A Very Merry Unauthorized Children's Scientology Pageant is a surprisingly mild look at the controversial religion (some would say "cult") headquartered in Clearwater and boasting such famous devotees as John Travolta and Tom Cruise. Purporting to tell us the story of its founder L. Ron Hubbard from his own point of view, it takes a gentle tongue-in-cheek attitude for most of its length, and never really dramatizes any of the abuses of which Scientology has been accused. True, they're mentioned a few times — especially in the hour's latter half — but in the theater it's what's enacted that has the most weight, and Pageant regularly fails to show us anything like the brainwashing or kidnapping that's been alleged against the religion.

What we get instead are songs that poke harmless fun at Hubbard's self-importance, bits of biography that show Hubbard as a seeker like Buddha or Socrates, and an introduction to such Hubbardian concepts as "engrams," "thetans" and "the reactive mind." It's clear enough that writer Kyle Jarrow (working from a concept by Alex Timbers) wants us to be skeptics, but Pageant is so polite, its ultimate intent is hard to fathom.
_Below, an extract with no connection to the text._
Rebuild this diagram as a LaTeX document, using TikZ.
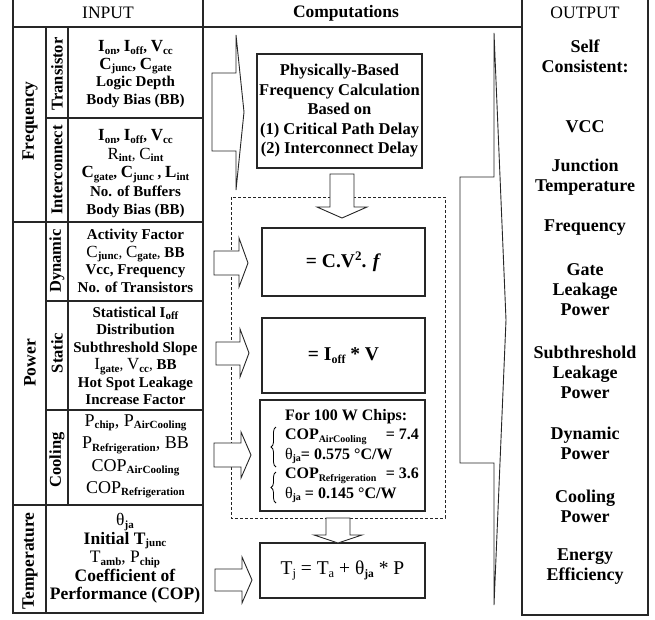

There are even moments when it feels as if the play is promoting Scientology.

Pageant features (adult actors) Stephen Ray as L. Ron Hubbard and five other performers — Alison Lea Bender, Tia Jemison, Betty-Jane Parks, Jared Porter and Heather Spillane — in multiple roles. The players sing deliberately saccharine songs about L. Ron Hubbard ("The L stand for love/The L stands for life/The L stands for lead us out of strife") and then show us his quest for the answers to such fundamental questions as "Why are we here? Where are we going? How can we be happy?"

We see him traveling to Hawaii, New York and China in search of wisdom, deciding that he himself will have to provide mankind with its raison d'être, and progressing from writing science fiction novels and screenplays to developing his theory of childhood trauma in a lifeboat after a World War II naval incident. (I should say that Hubbard's actual story seems to be far different from the one — this one — that he tried to propagate.)

Finally he develops Dianetics, with its theory that unconscious memories ("engrams") lead to harmful emotions which then cloud the bright, positive rational mind. As the theory's votaries sing hosannas ("Now the sun will shine/And we'll be just fine/Now we have got the science of mind"), Hubbard turns his hypotheses into a full-blown religion.

Here, finally, some opponents speak up: a Hawaiian accuses the church of preying on the weak and confused, a New Yorker notes that Hubbard charges exorbitant fees for its programs, and a Buddhist monk insists that there are well-documented cases wherein Scientologists committed suicide because of church practices. But Hubbard shakes off the criticism — "What are a few deaths compared to the millions we have saved?" — and soon we're learning more about Hubbard's techniques in getting people "clear."

There are some truly kooky revelations — most prominently, Hubbard's conviction that alien souls from another galaxy have come to inhabit our human bodies — and a trial in which Hubbard is quoted as saying (in the Reader's Digest) that "if a man really wants to make a million dollars, the best way would be to start his own religion." But then TV and movie stars testify in Hubbard's favor (the sight of Parks as Kirstie Alley gorging herself on KFC chicken is probably the funniest thing in the play) and all sing Hubbard's praises one last, joyous time. We leave the theater persuaded that our doubts are probably justified, but not quite sure why a more decisive skewering wasn't attempted.

Still, the experience is (strangely) pleasant. Todd Olson's staging is all about holiday cheer and smiling faces, and all six actors treat the Pageant with boisterous good humor and engaging silliness. Among the singers, it's only Porter's voice that really stands out, and that only for a few moments, but a certain amateurishness in the music actually contributes to the comedy's fun.

Still, what's it all about? Why meet the Scientology monolith with the gloves off for so much of the time? If this is satire, it's bizarrely flattering. And if it's not satire, what is it?

There are lots of mysteries surrounding this religion and its founder. And with this weirdly courteous Pageant there's one mystery more.